Başımıza dert açanlar bizlerdik çoğu zaman, galip gelirdi hep gönlümüz aklımıza. Sevmeye alışmış sevilmekten bıkmamıştık. Kalıcı bir hasar gibi işlenmişti varlığımıza aşk, onsuz yaşayamazdık artık.

Kapıların kapanacağını bile bile gidip çalardık, bazısı hiç açılmaz bazısı yüzümüze kapanırdı ama biz arlanmaz âşıklardık. Yeter ki sevmiş olalım birini, o kapıdaki paspası kaldırır yerine kendimizi koyardık. İşte böylece sevgiliye daha yakındık. 

Yandık, yanıldık ama sevmekten hiç yorulmadık, sevgi üzerine kurulmuştu bu dünya, karşılık bulmasak da biz yine sevmeye razıydık. Çok sevmekten pişmanlık duymazdık, sadece darılırdık. En çok da kendimize. Önemsiz bir şeyin peşinden koşup da düşmüş bir çocuğu nasıl azarlarsa annesi, babası, abisi, ablası biz de öyle azarlardık benliğimizi. Ne işin vardı da o aşka düştün, a seni ahmak!

Kendimizi affedince yeni gönüller arardık. Yine arsızca gider, kapısına dayanırdık. Reddedilince uzardı geceler, tavana bakıp ağlardık, bazen akılsızlığımıza bazen sersem oluşumuza.
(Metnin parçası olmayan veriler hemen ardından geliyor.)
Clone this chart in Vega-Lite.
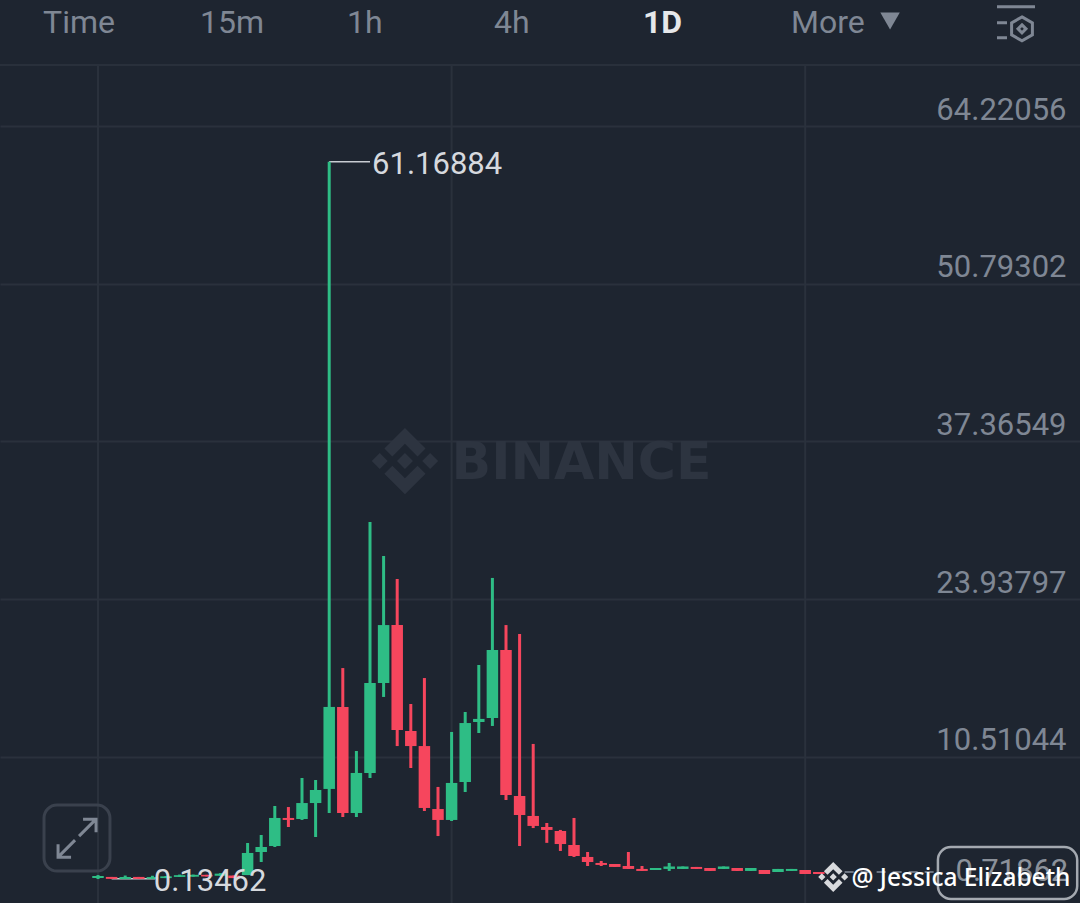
{"$schema":"https://vega.github.io/schema/vega-lite/v6.json","width":1080,"height":903,"autosize":"none","padding":0,"background":"#1e2530","config":{"view":{"stroke":null},"text":{"font":"Roboto"},"scale":{"continuousPadding":0}},
"datasets":{"candles":[
{"day":0,"open":0.21,"close":0.38,"high":0.46,"low":0.12,"dir":"up"},
{"day":1,"open":0.3,"close":0.135,"high":0.3,"low":0.135,"dir":"down"},
{"day":2,"open":0.12,"close":0.29,"high":0.42,"low":0.12,"dir":"up"},
{"day":3,"open":0.3,"close":0.135,"high":0.3,"low":0.135,"dir":"down"},
{"day":4,"open":0.14,"close":0.29,"high":0.4,"low":0.14,"dir":"up"},
{"day":5,"open":0.2,"close":0.35,"high":0.38,"low":0.2,"dir":"up"},
{"day":6,"open":0.3,"close":0.45,"high":0.5,"low":0.3,"dir":"up"},
{"day":7,"open":0.32,"close":0.48,"high":0.5,"low":0.32,"dir":"up"},
{"day":8,"open":0.48,"close":0.34,"high":0.48,"low":0.34,"dir":"down"},
{"day":9,"open":0.4,"close":0.58,"high":0.62,"low":0.4,"dir":"up"},
{"day":10,"open":0.42,"close":0.2,"high":0.42,"low":0.2,"dir":"down"},
{"day":11,"open":0.46,"close":2.34,"high":3.19,"low":0.46,"dir":"up"},
{"day":12,"open":2.42,"close":2.85,"high":3.87,"low":1.57,"dir":"up"},
{"day":13,"open":2.93,"close":5.32,"high":6.34,"low":2.85,"dir":"up"},
{"day":14,"open":5.32,"close":5.15,"high":6.25,"low":4.55,"dir":"down"},
{"day":15,"open":5.23,"close":6.59,"high":8.72,"low":5.15,"dir":"up"},
{"day":16,"open":6.59,"close":7.7,"high":8.55,"low":3.7,"dir":"up"},
{"day":17,"open":7.79,"close":14.77,"high":61.16884,"low":5.74,"dir":"up"},
{"day":18,"open":14.77,"close":5.74,"high":18.08,"low":5.4,"dir":"down"},
{"day":19,"open":5.74,"close":9.15,"high":11.02,"low":5.4,"dir":"up"},
{"day":20,"open":9.15,"close":16.81,"high":30.51,"low":8.72,"dir":"up"},
{"day":21,"open":16.81,"close":21.74,"high":27.62,"low":15.62,"dir":"up"},
{"day":22,"open":21.74,"close":12.81,"high":25.66,"low":11.44,"dir":"down"},
{"day":23,"open":12.72,"close":11.44,"high":15.02,"low":9.57,"dir":"down"},
{"day":24,"open":11.44,"close":6.17,"high":17.23,"low":5.91,"dir":"down"},
{"day":25,"open":6.08,"close":5.15,"high":7.96,"low":3.78,"dir":"down"},
{"day":26,"open":5.15,"close":8.3,"high":12.64,"low":5.06,"dir":"up"},
{"day":27,"open":8.38,"close":13.4,"high":14.34,"low":7.53,"dir":"up"},
{"day":28,"open":13.49,"close":13.75,"high":18.34,"low":12.55,"dir":"up"},
{"day":29,"open":13.83,"close":19.62,"high":25.75,"low":13.15,"dir":"up"},
{"day":30,"open":19.62,"close":7.27,"high":21.74,"low":6.85,"dir":"down"},
{"day":31,"open":7.19,"close":5.57,"high":20.98,"low":2.93,"dir":"down"},
{"day":32,"open":5.49,"close":4.64,"high":11.62,"low":4.46,"dir":"down"},
{"day":33,"open":4.55,"close":4.3,"high":4.89,"low":3.2,"dir":"down"},
{"day":34,"open":4.21,"close":3.1,"high":4.3,"low":2.51,"dir":"down"},
{"day":35,"open":3.02,"close":2.08,"high":5.32,"low":2.0,"dir":"down"},
{"day":36,"open":2.0,"close":1.57,"high":2.42,"low":1.23,"dir":"down"},
{"day":37,"open":1.49,"close":1.32,"high":1.66,"low":1.23,"dir":"down"},
{"day":38,"open":1.4,"close":1.15,"high":1.4,"low":1.15,"dir":"down"},
{"day":39,"open":1.23,"close":0.98,"high":2.42,"low":0.98,"dir":"down"},
{"day":40,"open":0.98,"close":0.81,"high":1.23,"low":0.81,"dir":"down"},
{"day":41,"open":0.89,"close":1.06,"high":1.06,"low":0.89,"dir":"up"},
{"day":42,"open":0.98,"close":1.19,"high":1.49,"low":0.81,"dir":"up"},
{"day":43,"open":0.98,"close":1.19,"high":1.19,"low":0.98,"dir":"up"},
{"day":44,"open":1.15,"close":0.98,"high":1.15,"low":0.98,"dir":"down"},
{"day":45,"open":1.06,"close":0.81,"high":1.06,"low":0.81,"dir":"down"},
{"day":46,"open":0.98,"close":1.19,"high":1.19,"low":0.98,"dir":"up"},
{"day":47,"open":1.06,"close":0.81,"high":1.06,"low":0.81,"dir":"down"},
{"day":48,"open":0.81,"close":1.06,"high":1.06,"low":0.81,"dir":"up"},
{"day":49,"open":0.89,"close":0.55,"high":0.89,"low":0.55,"dir":"down"},
{"day":50,"open":0.72,"close":0.98,"high":0.98,"low":0.72,"dir":"up"},
{"day":51,"open":0.81,"close":0.98,"high":0.98,"low":0.81,"dir":"up"},
{"day":52,"open":0.89,"close":0.55,"high":0.89,"low":0.55,"dir":"down"},
{"day":53,"open":0.72,"close":0.55,"high":0.72,"low":0.55,"dir":"down"}
],
"vgrid":[{"day":0,"top":69.41,"bottom":-1.92},{"day":26,"top":69.41,"bottom":-1.92},{"day":52,"top":69.41,"bottom":-1.92}],
"header":[{"label":"Time","day":-4.04,"price":73.1},{"label":"15m","day":7.5,"price":73.1},{"label":"1h","day":18.31,"price":73.1},{"label":"4h","day":29.12,"price":73.1},{"label":"More","day":50.96,"price":73.1}],
"active":[{"label":"1D","day":40.07,"price":73.1}],
"extremes":[{"label":"61.16884","from":17,"to":20,"labelDay":20.15,"price":61.16884},{"label":"0.13462","from":1,"to":4.2,"labelDay":4.1,"price":0.13462}],
"watermark":[{"label":"BINANCE","day":26,"price":35.7}],
"logo":[{"day":22.57,"price":35.7}],
"credit":[{"label":"@ Jessica Elizabeth","day":55.4,"price":0.2}],
"creditLogo":[{"day":54.06,"price":0.3}],
"last":[{"label":"0.71862","day":67.2,"price":0.71862,"from":54.9,"to":61.76,"top":2.85,"bottom":-1.57,"right":72.0}],
"expand":[{"day":-1.54,"price":3.6,"from":-3.97,"to":0.88,"top":6.42,"bottom":0.805}],
"more":[{"day":58.24,"price":73.16}],
"settings":[{"day":67.5,"price":73.0}],
"headerLine":[{"from":-7.206,"to":72.206,"price":69.41}]},
"layer":[
{"data":{"name":"candles"},"mark":{"type":"rule","opacity":0},"encoding":{"x":{"field":"day","type":"quantitative","axis":null,"scale":{"domain":[-7.206,72.206],"nice":false,"zero":false,"padding":0}},"y":{"field":"close","type":"quantitative","title":null,"scale":{"domain":[-1.919,74.946],"nice":false,"zero":false},"axis":{"orient":"right","values":[64.22056,50.79302,37.36549,23.93797,10.51044],"format":".5f","grid":true,"gridColor":"#2a313c","gridWidth":2,"domain":false,"ticks":false,"labelAlign":"right","labelBaseline":"middle","labelPadding":-14,"labelOffset":-16,"labelFont":"Roboto","labelFontSize":31,"labelColor":"#7f8794","labelBound":false,"labelFlush":false,"labelOverlap":false,"title":null}}}},
{"data":{"name":"vgrid"},"mark":{"type":"rule","color":"#2a313c","strokeWidth":2},"encoding":{"x":{"field":"day","type":"quantitative","scale":{"domain":[-7.206,72.206],"nice":false,"zero":false,"padding":0}},"y":{"field":"top","type":"quantitative","scale":{"domain":[-1.919,74.946],"nice":false,"zero":false}},"y2":{"field":"bottom"}}},
{"data":{"name":"headerLine"},"mark":{"type":"rule","color":"#29303b","strokeWidth":2},"encoding":{"x":{"field":"from","type":"quantitative"},"x2":{"field":"to"},"y":{"field":"price","type":"quantitative"}}},
{"data":{"name":"logo"},"mark":{"type":"point","filled":true,"color":"#2d3440","opacity":1,"size":4400,"shape":"M0 -1 L0.62 -0.38 L0.38 -0.14 L0 -0.52 L-0.38 -0.14 L-0.62 -0.38 Z M0 1 L0.62 0.38 L0.38 0.14 L0 0.52 L-0.38 0.14 L-0.62 0.38 Z M0 -0.24 L0.24 0 L0 0.24 L-0.24 0 Z M-0.76 -0.24 L-0.52 0 L-0.76 0.24 L-1 0 Z M0.76 -0.24 L1 0 L0.76 0.24 L0.52 0 Z"},"encoding":{"x":{"field":"day","type":"quantitative"},"y":{"field":"price","type":"quantitative"}}},
{"data":{"name":"watermark"},"mark":{"type":"text","align":"left","baseline":"middle","dy":2,"font":"DejaVu Sans","fontWeight":"bold","fontSize":52,"color":"#2d3440"},"encoding":{"x":{"field":"day","type":"quantitative"},"y":{"field":"price","type":"quantitative"},"text":{"field":"label"}}},
{"data":{"name":"last"},"mark":{"type":"rule","color":"#6b7380","strokeWidth":2,"strokeDash":[9,7]},"encoding":{"x":{"field":"from","type":"quantitative"},"x2":{"field":"to"},"y":{"field":"price","type":"quantitative"}}},
{"data":{"name":"extremes"},"mark":{"type":"rule","color":"#c8ccd2","strokeWidth":1.5},"encoding":{"x":{"field":"from","type":"quantitative"},"x2":{"field":"to"},"y":{"field":"price","type":"quantitative"}}},
{"data":{"name":"candles"},"mark":{"type":"rule","strokeWidth":3},"encoding":{"x":{"field":"day","type":"quantitative"},"y":{"field":"high","type":"quantitative"},"y2":{"field":"low"},"color":{"field":"dir","type":"nominal","legend":null,"scale":{"domain":["up","down"],"range":["#2ebd85","#f6465d"]}}}},
{"data":{"name":"candles"},"mark":{"type":"bar","size":11.5,"orient":"vertical"},"encoding":{"x":{"field":"day","type":"quantitative"},"y":{"field":"open","type":"quantitative"},"y2":{"field":"close"},"color":{"field":"dir","type":"nominal","legend":null,"scale":{"domain":["up","down"],"range":["#2ebd85","#f6465d"]}}}},
{"data":{"name":"extremes"},"mark":{"type":"text","align":"left","baseline":"middle","dy":3,"fontSize":31,"font":"Roboto","color":"#d6d9de"},"encoding":{"x":{"field":"labelDay","type":"quantitative"},"y":{"field":"price","type":"quantitative"},"text":{"field":"label"}}},
{"data":{"name":"header"},"mark":{"type":"text","align":"left","baseline":"middle","dy":1,"fontSize":32,"font":"Roboto","color":"#7f8794"},"encoding":{"x":{"field":"day","type":"quantitative"},"y":{"field":"price","type":"quantitative"},"text":{"field":"label"}}},
{"data":{"name":"active"},"mark":{"type":"text","align":"left","baseline":"middle","dy":1,"fontSize":32,"font":"Roboto","fontWeight":"bold","color":"#e6e8ea"},"encoding":{"x":{"field":"day","type":"quantitative"},"y":{"field":"price","type":"quantitative"},"text":{"field":"label"}}},
{"data":{"name":"more"},"mark":{"type":"point","shape":"triangle-down","filled":true,"opacity":1,"color":"#7f8794","size":380},"encoding":{"x":{"field":"day","type":"quantitative"},"y":{"field":"price","type":"quantitative"}}},
{"data":{"name":"settings"},"mark":{"type":"point","opacity":1,"filled":false,"color":"#7f8794","strokeWidth":3,"size":1600,"shape":"M-0.95 -0.8 L0.95 -0.8 M-0.95 0 L-0.45 0 M-0.95 0.75 L-0.45 0.75 M0.3 -0.3 L0.82 0 L0.82 0.6 L0.3 0.9 L-0.22 0.6 L-0.22 0 Z M0.3 0.1 L0.5 0.3 L0.3 0.5 L0.1 0.3 Z"},"encoding":{"x":{"field":"day","type":"quantitative"},"y":{"field":"price","type":"quantitative"}}},
{"data":{"name":"expand"},"mark":{"type":"rect","cornerRadius":13,"fillOpacity":0,"stroke":"#3a414d","strokeWidth":3},"encoding":{"x":{"field":"from","type":"quantitative"},"x2":{"field":"to"},"y":{"field":"top","type":"quantitative"},"y2":{"field":"bottom"}}},
{"data":{"name":"expand"},"mark":{"type":"point","opacity":1,"filled":false,"color":"#7f8794","strokeWidth":3,"size":1600,"shape":"M0.1 -0.1 L0.95 -0.95 M0.3 -0.95 L0.95 -0.95 L0.95 -0.3 M-0.1 0.1 L-0.95 0.95 M-0.3 0.95 L-0.95 0.95 L-0.95 0.3"},"encoding":{"x":{"field":"day","type":"quantitative"},"y":{"field":"price","type":"quantitative"}}},
{"data":{"name":"last"},"mark":{"type":"rect","cornerRadius":13,"fill":"#1e2530","stroke":"#a4a9b0","strokeWidth":2.5},"encoding":{"x":{"field":"to","type":"quantitative"},"x2":{"field":"right"},"y":{"field":"top","type":"quantitative"},"y2":{"field":"bottom"}}},
{"data":{"name":"last"},"mark":{"type":"text","align":"center","baseline":"middle","fontSize":31,"font":"Roboto","color":"#8b919a"},"encoding":{"x":{"field":"day","type":"quantitative"},"y":{"field":"price","type":"quantitative"},"text":{"field":"label"}}},
{"data":{"name":"creditLogo"},"mark":{"type":"point","filled":true,"opacity":1,"color":"#d8dadd","size":900,"shape":"M0 -1 L0.62 -0.38 L0.38 -0.14 L0 -0.52 L-0.38 -0.14 L-0.62 -0.38 Z M0 1 L0.62 0.38 L0.38 0.14 L0 0.52 L-0.38 0.14 L-0.62 0.38 Z M0 -0.24 L0.24 0 L0 0.24 L-0.24 0 Z M-0.76 -0.24 L-0.52 0 L-0.76 0.24 L-1 0 Z M0.76 -0.24 L1 0 L0.76 0.24 L0.52 0 Z"},"encoding":{"x":{"field":"day","type":"quantitative"},"y":{"field":"price","type":"quantitative"}}},
{"data":{"name":"credit"},"mark":{"type":"text","align":"left","baseline":"middle","dy":1,"fontSize":24.5,"font":"Noto Sans","fontWeight":500,"color":"#ffffff"},"encoding":{"x":{"field":"day","type":"quantitative"},"y":{"field":"price","type":"quantitative"},"text":{"field":"label"}}}
]}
Zaten ağlamaya sebep bulma konusunda hiç sıkıntı yaşamazdık, biz bulamayacak olsak, hayat çıkardı karşımıza tüm yaratıcı ihtişamıyla. Sergilerdi acılarını önümüze; beğen, al ve ağla. Yine ağla.

Biliyorduk,bir nehire dönüşmez, hiçbir denize kavuşmaz, Kevser olup kalplere şifa olmaz bizim akan gözyaşlarımızdan, ama rabbim hiç olmazsa kalplerinde hırs ve savaş çölleri taşıyanların, o taşıdıkları bitimsiz, kızgın çöllerine gitsin aşık olanların gözyaşları. Belki bir tohum yeşerir, bir dal menevişlenir, çiçeklenir.